Sunday 11 July 2021

Taking back control

Dr Richard North has set himself up as the oracle on matters concerning the EU and is utterly excoriating of just about every other commentator who deigns to offer an opinion. I am not sure that he has ever acknowledged that any person, apart perhaps from his late friend Christopher Booker, might know more than he does about Brexit and the European Union.  This is not to say he doesn't know much more than I do.

He certainly knows more than me, but I’ve never claimed to be an expert. I listen to the experts and use my own judgment and experience to decide which 'expert' to believe. In most subjects, the experts generally agree and I take that as being a useful pointer.

On Friday, North gave us a long explanation about the divorce bill. This followed some reporting by Tony Connelly at RTE, about the recently published consolidated EU accounts. The EU claim we owe €47.5 billion, which the U.K. government and pro Brexit press think is wrong. This is how he put it:

"RTÉ News "has learned - to quote its own pompous phrase – that the total liability will be €47.5 billion (for the second and third items), compared with UK's Office for Budget Responsibility prediction of €41.4 billion."

North says "Connelly has got the detail wrong – as he so often does" about one of Europe's most respected journalists.  In his Friday post, North claimed,  "The estimate in the EU's consolidated accounts is unlikely to change. But it is still an estimate. In truth, no one knows what the final bill will be, and there is means of knowing until all the original payments have been settled, which will not be for many years.

By Saturday he had changed his tune slightly:

"There can be no dispute here that the 2020 consolidated accounts set out the definitive figure, which represents the UK's liability. That is what the two parties have settled in the Withdrawal Agreement (Article 142, paragraph 5)."

It turns out that the €47.5 billion figure is definitive but it is the gross value from which we may get a rebate. If this sort of error sounds familiar, it’s because it is. The £350 million a week was also a gross figure which Vote Leave painted on the side of a bus and Cummings defended afterwards to the hilt.

This isn't the first time Dr North has accused the EU of being wrong only to discover they were right - on shellfish imports for one.

I read all this with interest, because it encapsulates the British attitude to so many things. It is Gove’s assertion that the British people have "had enough" of experts. This wasn’t new even at the time Gove said it in 2016. We have this view of the world that everything is actually very simple and experts only complicate things.

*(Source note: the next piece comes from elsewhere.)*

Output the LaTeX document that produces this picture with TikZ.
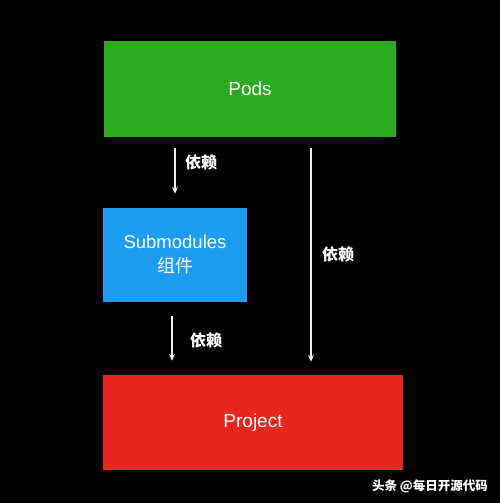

In Europe, at least among people I knew and worked with, they accepted the word of experts without question. You want to know about some obscure technical point, ask an expert. A mechanical designer would never assume he knows more than an electrical engineer about motor speed controllers. A commissioning engineer would never change something on a machine without checking with the designer, and so on. There is a hierarchy and experts are respected and listened to.

Whereas in this country we all think we are our own experts. 

If you supply a machine with manual adjustments for something and tell the operator to make certain adjustments under specific conditions, they will do it - in Europe. In Britain, no. The operator, or more likely different operators, will make their own totally arbitrary and random choices and subject the machine to wild adjustments because they are their own experts. 

Each operator starts his shift or day with a badly adjusted machine which he then spends the next eight hours fiddling with and making worse as successive erroneous adjustments fight against each other.

The customer then complains the machine ‘doesn’t work’ properly. 

The best company I ever worked for (Italian) made packaging machines that had no manual adjustments between product and pack format changes, it was all done automatically under programme control using servo motors. Hence, the machine always worked as the ‘experts’ originally intended and there was very little trouble compared to cheaper, lesser machines where the British operators had free rein to muck it all up.

Dr North is the same, along with a lot of politicians. He thinks he is an expert in all things (the EU, food safety, the law, Brexit, etc) and writes his blog on this basis. 

Brexit is partly the result of thinking life should be more simple and we don’t need experts or regulations to make stuff more productive, safer, more secure, cleaner, easier, or whatever the aim is. 

I mention all this because this morning his topic is about taking back control from the EU - from the experts who have so often been proved right - to home grown, elected amateur politicians who have demonstrated that most of them have no idea what they're doing most of the time. North has been among the loudest critics over the choices made so far about Brexit for example and the pandemic. He now complains that control has been appropriated by the executive rather than parliament.

The truth is life is ever more complex and the future will need to be regulated by people who understand what they're doing - experts in other words - the scientists and engineers. It has always been so in Europe but we have somehow come to believe in this country we can opt out of listening to experts and accept the words of liars, populists and demagogues. We can't.

Finally, if you wanted a picture to show why the NI protocol and perhaps even Brexit itself is doomed to failure this is it:

What this brings home to me is the beauty of the 'creative ambiguity' of the Good Friday Agreement. Everyone in NI could be what they wanted to be. There was no border between north and south or east and west - something that was only possible in the single market and the customs union.

Now there must be a border somewhere to greater or lesser impact, but still a border. And one half of the community is going to be aggrieved by that wherever the border finishes up.